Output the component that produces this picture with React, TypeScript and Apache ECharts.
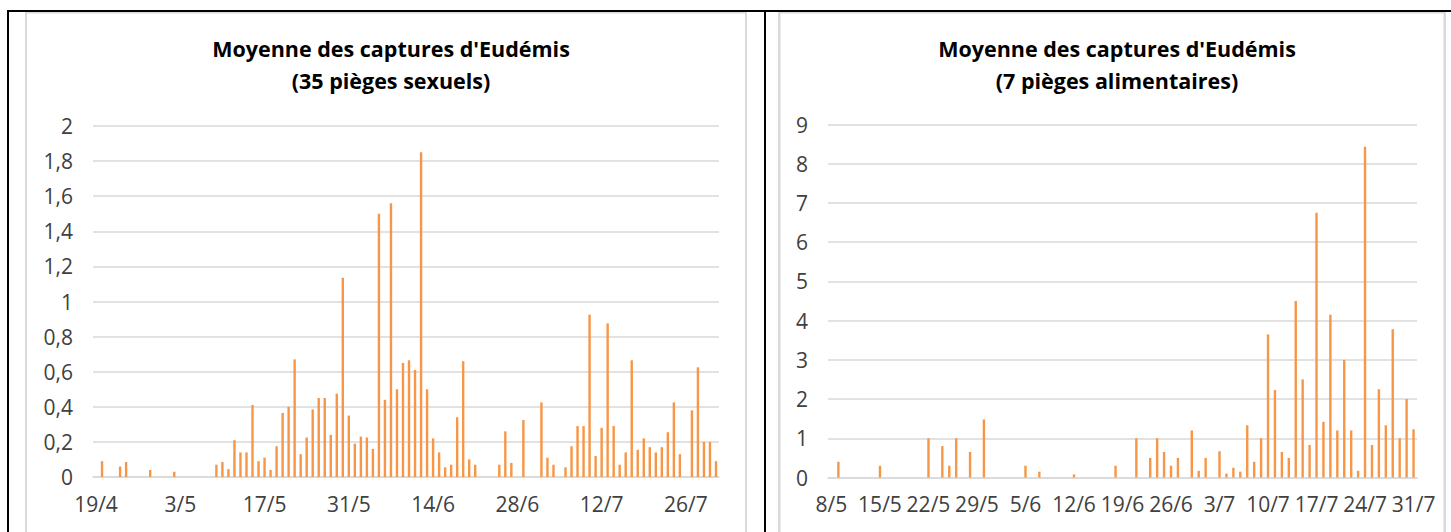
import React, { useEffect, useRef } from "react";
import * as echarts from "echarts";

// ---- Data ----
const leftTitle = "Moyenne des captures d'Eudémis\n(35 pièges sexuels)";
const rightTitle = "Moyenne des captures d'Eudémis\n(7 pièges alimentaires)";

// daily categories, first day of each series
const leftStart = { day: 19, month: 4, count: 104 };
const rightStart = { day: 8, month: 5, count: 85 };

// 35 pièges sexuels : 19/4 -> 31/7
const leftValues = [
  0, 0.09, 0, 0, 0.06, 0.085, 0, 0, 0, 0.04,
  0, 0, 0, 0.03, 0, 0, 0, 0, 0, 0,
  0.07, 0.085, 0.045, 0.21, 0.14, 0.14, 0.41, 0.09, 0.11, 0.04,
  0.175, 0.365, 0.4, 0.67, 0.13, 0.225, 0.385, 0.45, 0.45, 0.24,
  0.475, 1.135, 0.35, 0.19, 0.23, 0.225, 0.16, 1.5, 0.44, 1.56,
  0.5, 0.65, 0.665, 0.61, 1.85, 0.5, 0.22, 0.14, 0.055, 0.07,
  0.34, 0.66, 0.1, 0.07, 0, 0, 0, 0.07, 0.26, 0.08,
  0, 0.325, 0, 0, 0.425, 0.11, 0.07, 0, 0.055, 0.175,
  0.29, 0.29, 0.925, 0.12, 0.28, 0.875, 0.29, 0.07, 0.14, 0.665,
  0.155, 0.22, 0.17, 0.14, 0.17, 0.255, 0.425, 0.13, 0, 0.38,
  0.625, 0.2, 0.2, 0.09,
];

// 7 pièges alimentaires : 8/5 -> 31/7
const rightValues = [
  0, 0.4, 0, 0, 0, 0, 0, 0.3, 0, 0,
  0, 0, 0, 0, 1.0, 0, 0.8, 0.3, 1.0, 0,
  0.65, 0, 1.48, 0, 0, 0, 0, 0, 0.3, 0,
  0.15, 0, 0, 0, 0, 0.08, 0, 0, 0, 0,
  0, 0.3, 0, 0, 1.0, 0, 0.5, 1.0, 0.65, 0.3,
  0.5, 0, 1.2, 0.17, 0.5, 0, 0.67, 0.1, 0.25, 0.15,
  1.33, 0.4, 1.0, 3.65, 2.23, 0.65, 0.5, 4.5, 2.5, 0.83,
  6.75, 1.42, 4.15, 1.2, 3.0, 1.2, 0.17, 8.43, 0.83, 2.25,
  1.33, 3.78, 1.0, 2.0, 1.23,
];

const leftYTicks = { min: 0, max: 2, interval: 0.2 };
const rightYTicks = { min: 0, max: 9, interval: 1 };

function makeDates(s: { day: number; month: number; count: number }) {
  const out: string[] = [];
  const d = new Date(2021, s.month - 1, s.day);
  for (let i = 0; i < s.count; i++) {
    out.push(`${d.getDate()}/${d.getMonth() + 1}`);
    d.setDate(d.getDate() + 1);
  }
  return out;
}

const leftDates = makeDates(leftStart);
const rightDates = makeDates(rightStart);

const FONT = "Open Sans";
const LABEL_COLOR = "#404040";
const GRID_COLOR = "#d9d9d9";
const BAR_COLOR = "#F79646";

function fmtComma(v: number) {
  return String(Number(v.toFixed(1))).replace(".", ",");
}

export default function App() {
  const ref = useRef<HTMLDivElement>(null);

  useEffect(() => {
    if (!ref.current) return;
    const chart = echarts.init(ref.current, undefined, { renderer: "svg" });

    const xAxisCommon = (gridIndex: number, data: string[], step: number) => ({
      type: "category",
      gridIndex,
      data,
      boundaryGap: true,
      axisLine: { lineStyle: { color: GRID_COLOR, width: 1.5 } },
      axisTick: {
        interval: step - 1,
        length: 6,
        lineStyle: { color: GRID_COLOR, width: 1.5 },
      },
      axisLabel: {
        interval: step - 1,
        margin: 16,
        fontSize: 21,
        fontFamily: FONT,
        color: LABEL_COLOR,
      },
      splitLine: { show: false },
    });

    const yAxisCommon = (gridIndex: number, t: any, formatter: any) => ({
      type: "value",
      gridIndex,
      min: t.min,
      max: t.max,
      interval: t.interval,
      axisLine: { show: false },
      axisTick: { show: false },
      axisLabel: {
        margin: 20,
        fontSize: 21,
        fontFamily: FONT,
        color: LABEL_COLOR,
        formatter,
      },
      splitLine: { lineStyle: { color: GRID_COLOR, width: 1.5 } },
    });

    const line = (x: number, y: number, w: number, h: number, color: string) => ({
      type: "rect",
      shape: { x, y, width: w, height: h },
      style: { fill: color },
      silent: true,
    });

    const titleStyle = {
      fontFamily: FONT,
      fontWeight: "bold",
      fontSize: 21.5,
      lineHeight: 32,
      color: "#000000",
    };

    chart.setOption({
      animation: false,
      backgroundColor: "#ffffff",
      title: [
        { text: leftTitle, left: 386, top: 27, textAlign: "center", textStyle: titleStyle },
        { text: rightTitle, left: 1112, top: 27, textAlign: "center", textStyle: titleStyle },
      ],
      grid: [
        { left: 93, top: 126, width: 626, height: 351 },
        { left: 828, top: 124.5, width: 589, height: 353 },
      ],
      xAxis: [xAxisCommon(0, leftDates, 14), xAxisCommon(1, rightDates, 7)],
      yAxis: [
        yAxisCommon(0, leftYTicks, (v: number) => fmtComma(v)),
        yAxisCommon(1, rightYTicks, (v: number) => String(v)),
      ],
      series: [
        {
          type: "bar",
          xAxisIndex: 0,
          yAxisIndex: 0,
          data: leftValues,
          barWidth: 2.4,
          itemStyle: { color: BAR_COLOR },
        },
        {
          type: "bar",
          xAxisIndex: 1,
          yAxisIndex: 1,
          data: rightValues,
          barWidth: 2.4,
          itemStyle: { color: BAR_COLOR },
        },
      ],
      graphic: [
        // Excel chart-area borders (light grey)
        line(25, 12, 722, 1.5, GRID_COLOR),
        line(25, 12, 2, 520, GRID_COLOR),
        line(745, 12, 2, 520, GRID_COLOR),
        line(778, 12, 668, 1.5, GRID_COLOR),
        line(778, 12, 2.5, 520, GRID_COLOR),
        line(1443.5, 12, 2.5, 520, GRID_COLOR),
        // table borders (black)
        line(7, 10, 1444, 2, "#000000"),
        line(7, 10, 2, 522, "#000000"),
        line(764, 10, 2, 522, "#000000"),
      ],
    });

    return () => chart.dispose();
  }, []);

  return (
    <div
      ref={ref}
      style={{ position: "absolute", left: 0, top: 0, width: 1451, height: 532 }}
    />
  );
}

□ □ □ □ □

» Requirement
Look above for every line with the word "React" and copy it.

» Response
Output the component that produces this picture with React, TypeScript and Apache ECharts.
import React, { useEffect, useRef } from "react";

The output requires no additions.